-- start Available data --

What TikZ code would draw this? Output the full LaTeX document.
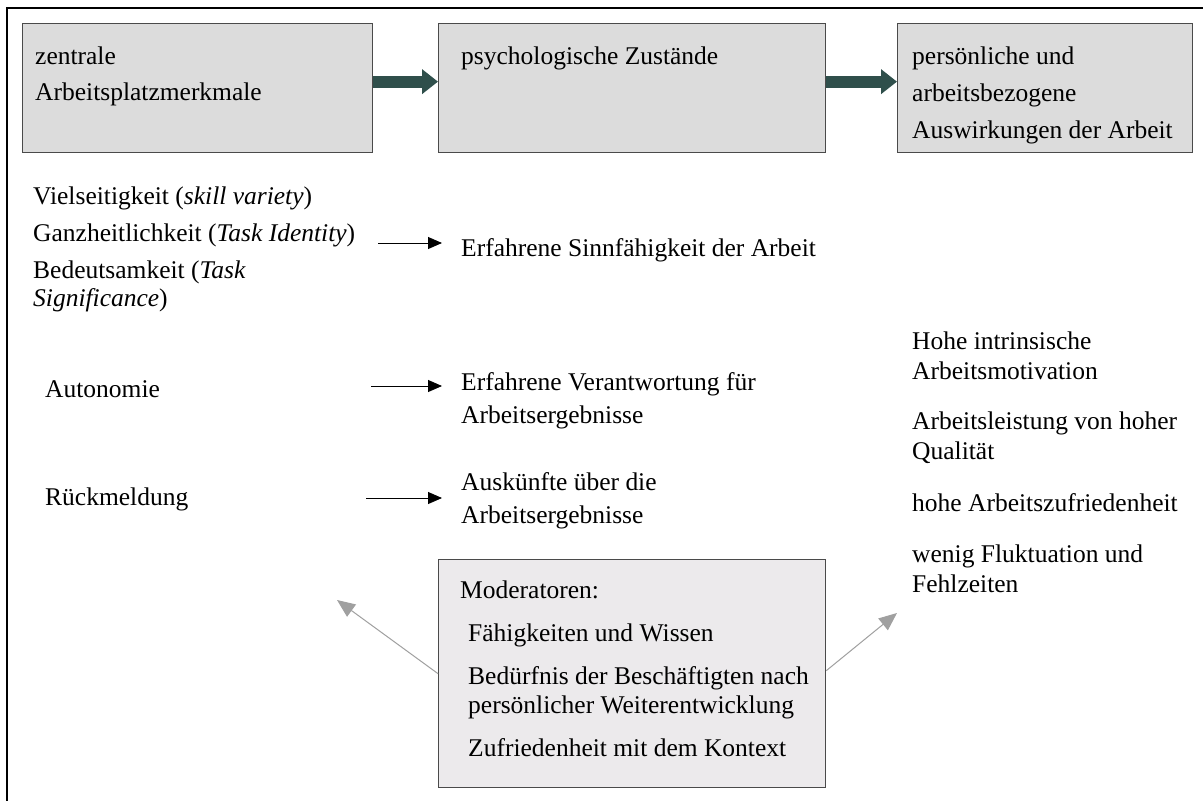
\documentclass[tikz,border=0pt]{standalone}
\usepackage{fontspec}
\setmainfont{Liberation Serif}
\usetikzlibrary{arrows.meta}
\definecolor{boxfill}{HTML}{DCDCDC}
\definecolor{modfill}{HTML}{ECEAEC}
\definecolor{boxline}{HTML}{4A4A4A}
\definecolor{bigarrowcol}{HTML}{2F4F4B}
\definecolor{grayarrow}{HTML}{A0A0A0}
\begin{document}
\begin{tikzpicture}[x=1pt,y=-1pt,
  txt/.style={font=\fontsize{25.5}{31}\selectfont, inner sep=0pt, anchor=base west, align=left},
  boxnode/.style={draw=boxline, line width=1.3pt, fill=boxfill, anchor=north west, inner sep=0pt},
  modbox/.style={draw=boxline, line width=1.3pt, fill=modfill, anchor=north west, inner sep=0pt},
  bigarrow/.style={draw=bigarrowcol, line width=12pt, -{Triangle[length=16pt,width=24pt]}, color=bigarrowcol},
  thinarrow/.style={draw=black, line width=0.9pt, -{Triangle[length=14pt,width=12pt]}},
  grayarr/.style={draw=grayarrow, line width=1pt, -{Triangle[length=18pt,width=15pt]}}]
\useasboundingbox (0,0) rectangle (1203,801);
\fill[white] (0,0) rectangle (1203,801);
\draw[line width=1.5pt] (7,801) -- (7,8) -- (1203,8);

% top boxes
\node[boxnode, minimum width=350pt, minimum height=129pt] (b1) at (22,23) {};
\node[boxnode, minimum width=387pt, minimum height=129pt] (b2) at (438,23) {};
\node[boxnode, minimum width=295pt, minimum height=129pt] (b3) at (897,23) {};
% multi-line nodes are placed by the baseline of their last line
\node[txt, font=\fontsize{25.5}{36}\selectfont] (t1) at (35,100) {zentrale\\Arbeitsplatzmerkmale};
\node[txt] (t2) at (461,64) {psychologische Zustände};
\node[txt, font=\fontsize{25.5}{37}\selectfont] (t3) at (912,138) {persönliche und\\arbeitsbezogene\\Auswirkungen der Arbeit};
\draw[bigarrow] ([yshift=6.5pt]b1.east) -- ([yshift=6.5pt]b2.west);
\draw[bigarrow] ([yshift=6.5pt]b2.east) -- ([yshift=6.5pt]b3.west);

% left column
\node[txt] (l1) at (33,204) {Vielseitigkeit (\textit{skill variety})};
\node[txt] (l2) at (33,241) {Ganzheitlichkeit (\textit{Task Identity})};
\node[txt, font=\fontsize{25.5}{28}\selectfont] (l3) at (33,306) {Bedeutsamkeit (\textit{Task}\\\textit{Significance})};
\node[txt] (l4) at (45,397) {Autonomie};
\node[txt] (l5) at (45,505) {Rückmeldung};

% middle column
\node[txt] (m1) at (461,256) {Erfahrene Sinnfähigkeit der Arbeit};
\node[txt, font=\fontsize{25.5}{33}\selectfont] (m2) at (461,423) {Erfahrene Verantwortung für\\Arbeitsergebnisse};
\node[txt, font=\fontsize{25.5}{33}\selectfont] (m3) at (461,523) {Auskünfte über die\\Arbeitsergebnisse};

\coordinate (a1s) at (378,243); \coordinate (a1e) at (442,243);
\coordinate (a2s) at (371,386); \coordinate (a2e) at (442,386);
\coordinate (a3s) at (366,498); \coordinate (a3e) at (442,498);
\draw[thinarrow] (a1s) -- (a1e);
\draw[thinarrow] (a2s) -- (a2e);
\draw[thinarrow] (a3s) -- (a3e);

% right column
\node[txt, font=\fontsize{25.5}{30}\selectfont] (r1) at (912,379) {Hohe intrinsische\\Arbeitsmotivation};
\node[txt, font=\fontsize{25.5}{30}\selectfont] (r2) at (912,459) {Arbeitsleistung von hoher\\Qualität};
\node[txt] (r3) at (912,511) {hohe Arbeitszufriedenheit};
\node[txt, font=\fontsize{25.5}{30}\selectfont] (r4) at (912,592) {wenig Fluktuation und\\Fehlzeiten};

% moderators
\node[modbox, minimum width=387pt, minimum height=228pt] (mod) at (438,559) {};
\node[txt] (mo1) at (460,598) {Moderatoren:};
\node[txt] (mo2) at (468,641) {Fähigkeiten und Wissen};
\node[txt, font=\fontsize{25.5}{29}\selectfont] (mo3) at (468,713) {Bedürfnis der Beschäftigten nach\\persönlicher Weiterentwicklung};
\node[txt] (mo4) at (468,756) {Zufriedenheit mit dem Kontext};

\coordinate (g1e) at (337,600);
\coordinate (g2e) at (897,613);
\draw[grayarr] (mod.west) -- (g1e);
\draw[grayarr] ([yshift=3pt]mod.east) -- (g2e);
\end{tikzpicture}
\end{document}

-- end Available data --

Set task
Reproduce the material above in full and without alteration, but skip all pictures.

Exercise response
What TikZ code would draw this? Output the full LaTeX document.
\documentclass[tikz,border=0pt]{standalone}
\usepackage{fontspec}
\setmainfont{Liberation Serif}
\usetikzlibrary{arrows.meta}
\definecolor{boxfill}{HTML}{DCDCDC}
\definecolor{modfill}{HTML}{ECEAEC}
\definecolor{boxline}{HTML}{4A4A4A}
\definecolor{bigarrowcol}{HTML}{2F4F4B}
\definecolor{grayarrow}{HTML}{A0A0A0}
\begin{document}
\begin{tikzpicture}[x=1pt,y=-1pt,
  txt/.style={font=\fontsize{25.5}{31}\selectfont, inner sep=0pt, anchor=base west, align=left},
  boxnode/.style={draw=boxline, line width=1.3pt, fill=boxfill, anchor=north west, inner sep=0pt},
  modbox/.style={draw=boxline, line width=1.3pt, fill=modfill, anchor=north west, inner sep=0pt},
  bigarrow/.style={draw=bigarrowcol, line width=12pt, -{Triangle[length=16pt,width=24pt]}, color=bigarrowcol},
  thinarrow/.style={draw=black, line width=0.9pt, -{Triangle[length=14pt,width=12pt]}},
  grayarr/.style={draw=grayarrow, line width=1pt, -{Triangle[length=18pt,width=15pt]}}]
\useasboundingbox (0,0) rectangle (1203,801);
\fill[white] (0,0) rectangle (1203,801);
\draw[line width=1.5pt] (7,801) -- (7,8) -- (1203,8);

% top boxes
\node[boxnode, minimum width=350pt, minimum height=129pt] (b1) at (22,23) {};
\node[boxnode, minimum width=387pt, minimum height=129pt] (b2) at (438,23) {};
\node[boxnode, minimum width=295pt, minimum height=129pt] (b3) at (897,23) {};
% multi-line nodes are placed by the baseline of their last line
\node[txt, font=\fontsize{25.5}{36}\selectfont] (t1) at (35,100) {zentrale\\Arbeitsplatzmerkmale};
\node[txt] (t2) at (461,64) {psychologische Zustände};
\node[txt, font=\fontsize{25.5}{37}\selectfont] (t3) at (912,138) {persönliche und\\arbeitsbezogene\\Auswirkungen der Arbeit};
\draw[bigarrow] ([yshift=6.5pt]b1.east) -- ([yshift=6.5pt]b2.west);
\draw[bigarrow] ([yshift=6.5pt]b2.east) -- ([yshift=6.5pt]b3.west);

% left column
\node[txt] (l1) at (33,204) {Vielseitigkeit (\textit{skill variety})};
\node[txt] (l2) at (33,241) {Ganzheitlichkeit (\textit{Task Identity})};
\node[txt, font=\fontsize{25.5}{28}\selectfont] (l3) at (33,306) {Bedeutsamkeit (\textit{Task}\\\textit{Significance})};
\node[txt] (l4) at (45,397) {Autonomie};
\node[txt] (l5) at (45,505) {Rückmeldung};

% middle column
\node[txt] (m1) at (461,256) {Erfahrene Sinnfähigkeit der Arbeit};
\node[txt, font=\fontsize{25.5}{33}\selectfont] (m2) at (461,423) {Erfahrene Verantwortung für\\Arbeitsergebnisse};
\node[txt, font=\fontsize{25.5}{33}\selectfont] (m3) at (461,523) {Auskünfte über die\\Arbeitsergebnisse};

\coordinate (a1s) at (378,243); \coordinate (a1e) at (442,243);
\coordinate (a2s) at (371,386); \coordinate (a2e) at (442,386);
\coordinate (a3s) at (366,498); \coordinate (a3e) at (442,498);
\draw[thinarrow] (a1s) -- (a1e);
\draw[thinarrow] (a2s) -- (a2e);
\draw[thinarrow] (a3s) -- (a3e);

% right column
\node[txt, font=\fontsize{25.5}{30}\selectfont] (r1) at (912,379) {Hohe intrinsische\\Arbeitsmotivation};
\node[txt, font=\fontsize{25.5}{30}\selectfont] (r2) at (912,459) {Arbeitsleistung von hoher\\Qualität};
\node[txt] (r3) at (912,511) {hohe Arbeitszufriedenheit};
\node[txt, font=\fontsize{25.5}{30}\selectfont] (r4) at (912,592) {wenig Fluktuation und\\Fehlzeiten};

% moderators
\node[modbox, minimum width=387pt, minimum height=228pt] (mod) at (438,559) {};
\node[txt] (mo1) at (460,598) {Moderatoren:};
\node[txt] (mo2) at (468,641) {Fähigkeiten und Wissen};
\node[txt, font=\fontsize{25.5}{29}\selectfont] (mo3) at (468,713) {Bedürfnis der Beschäftigten nach\\persönlicher Weiterentwicklung};
\node[txt] (mo4) at (468,756) {Zufriedenheit mit dem Kontext};

\coordinate (g1e) at (337,600);
\coordinate (g2e) at (897,613);
\draw[grayarr] (mod.west) -- (g1e);
\draw[grayarr] ([yshift=3pt]mod.east) -- (g2e);
\end{tikzpicture}
\end{document}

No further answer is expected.